Bheki Cele, fired this week as national police commissioner, is unlikely to face a criminal investigation, the Sunday Tribune has established.

The Moloi Report into Cele’s fitness to hold office, which was used by President Jacob Zuma as the basis to dismiss Cele, recommended that criminal charges be considered. The Moloi Police Board Inquiry found that Cele:

l Grossly misconducted himself regarding the procurement of the Sanlam Middestad and Transnet buildings in Pretoria and Durban.

l Favoured buildings owned by property mogul Roux Shabangu.

l Caused procurement processes of the SAPS supply chain management to be manipulated by Shabangu.

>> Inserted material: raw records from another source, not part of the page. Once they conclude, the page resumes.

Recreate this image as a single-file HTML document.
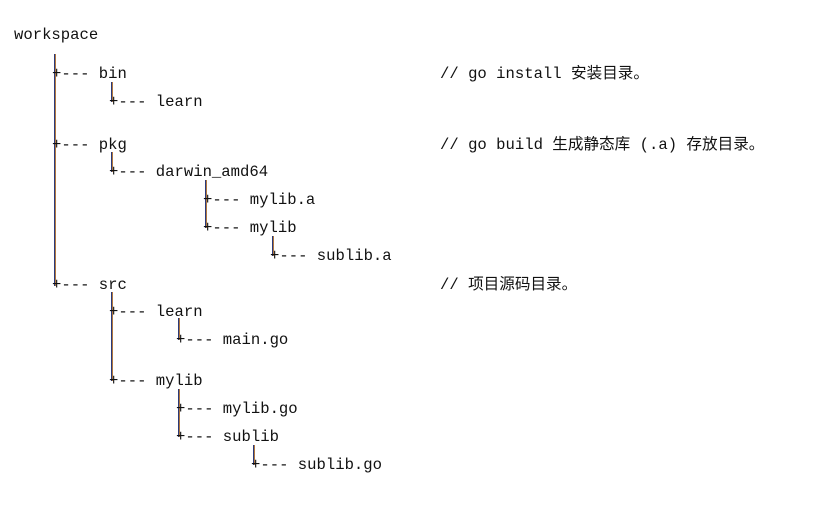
<!DOCTYPE html>
<html><head><meta charset="utf-8"><style>
html,body{margin:0;padding:0;background:#fff;width:833px;height:508px;overflow:hidden}
body{position:relative;font-family:"Liberation Mono","Noto Sans CJK SC",monospace;font-size:15.6px;color:#111}
.t{position:absolute;line-height:18px;white-space:pre;height:18px}
.c{font-family:"Liberation Mono","Noto Sans CJK SC",monospace}
.v{position:absolute;width:2px;background:linear-gradient(90deg,#2a3a7a 0 50%,#b07840 50% 100%)}
</style></head><body>
<div class="t" style="left:14px;top:26px">workspace</div>

<div class="v" style="left:54px;top:54px;height:232px"></div>
<div class="t" style="left:52px;top:65px">+--- bin</div>
<div class="v" style="left:111px;top:82px;height:20px"></div>
<div class="t" style="left:109px;top:93px">+--- learn</div>

<div class="t" style="left:52px;top:136px">+--- pkg</div>
<div class="v" style="left:111px;top:152px;height:20px"></div>
<div class="t" style="left:109px;top:163px">+--- darwin_amd64</div>
<div class="v" style="left:205px;top:180px;height:48px"></div>
<div class="t" style="left:203px;top:191px">+--- mylib.a</div>
<div class="t" style="left:203px;top:219px">+--- mylib</div>
<div class="v" style="left:272px;top:236px;height:20px"></div>
<div class="t" style="left:270px;top:247px">+--- sublib.a</div>

<div class="t" style="left:52px;top:276px">+--- src</div>
<div class="v" style="left:111px;top:292px;height:89px"></div>
<div class="t" style="left:109px;top:303px">+--- learn</div>
<div class="v" style="left:178px;top:318px;height:22px"></div>
<div class="t" style="left:176px;top:331px">+--- main.go</div>
<div class="t" style="left:109px;top:372px">+--- mylib</div>
<div class="v" style="left:178px;top:389px;height:48px"></div>
<div class="t" style="left:176px;top:400px">+--- mylib.go</div>
<div class="t" style="left:176px;top:428px">+--- sublib</div>
<div class="v" style="left:253px;top:445px;height:20px"></div>
<div class="t" style="left:251px;top:456px">+--- sublib.go</div>

<div class="t c" style="left:440px;top:65px">// go install 安装目录。</div>
<div class="t c" style="left:440px;top:136px">// go build 生成静态库 (.a) 存放目录。</div>
<div class="t c" style="left:440px;top:276px">// 项目源码目录。</div>
</body></html>
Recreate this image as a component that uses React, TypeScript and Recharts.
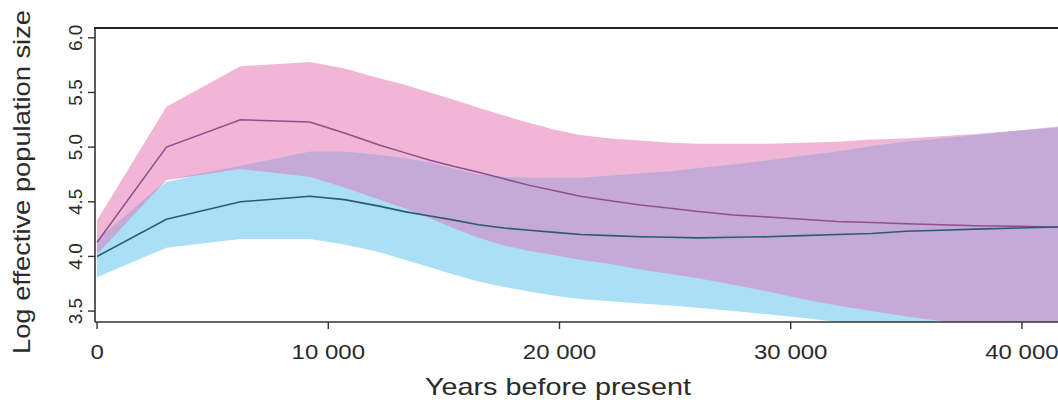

l Failed to appreciate the nature and importance of responsibilities attached to his position.

l Failed to appreciate the importance, meaning and consequences of the provisions of the Public Finance Management Act.

The inquiry could not prove Cele acted corruptly, but that he acted dishonestly. It recommended that the president remove him from office. And, while corrupt activities could not be proven, it recommended that Cele’s and Shabangu’s “questionable” relationship be further investigated.

However, presidential spokesman Mac Maharaj said on Friday that he had no idea regarding Cele’s fate and that the Presidency could not interfere in SAPS internal matters.

“You wouldn’t be pleased if we were to interfere with such processes, now would you? There are relevant departments to deal with that matter. The president only carried out the recommendations of the report after applying his mind.”

Cele’s replacement, Mangwashi Riah Phiyega, said while she was aware of the issue, she would not say anything until such time as Zuma had publicly released the Moloi report.

“From where I am, I have not seen the report; I do not know what it says, however, I can tell you that there are internal processes under way to look into such issues.”

Head of legal services Lieutenant-General JT Molefe poured cold water on suggestions that the SAPS would looking into the matter.

“Legal services has no instruction like that. Secondly, I do not think there has been a public release of such a report, thus it makes it unfair to pronounce on it and to even mention the names of the individuals concerned, that is Cele and (Lieutenant-General Mmamonnye) Ngobeni,” he said.

Molefe was called to testify on behalf of Cele’s legal teams during the sitting of the board of inquiry. But his evidence does not appear in the final Moloi report.

A SAPS headquarters source was doubtful of a successful prosecution against Cele. The source said there were legal doubts and it would be difficult to prove that Cele benefited from the lease agreements. “He’s out of the SAPS as well. The board of inquiry could not subpoena more witness to make a case against him. It’s going to be fruitless,” said the source.

Police Minister Nathi Mthethwa’s spokesman, Zweli Mnisi, said he would not comment on the report since “he was not mandated to see it, but it was for the Presidency”.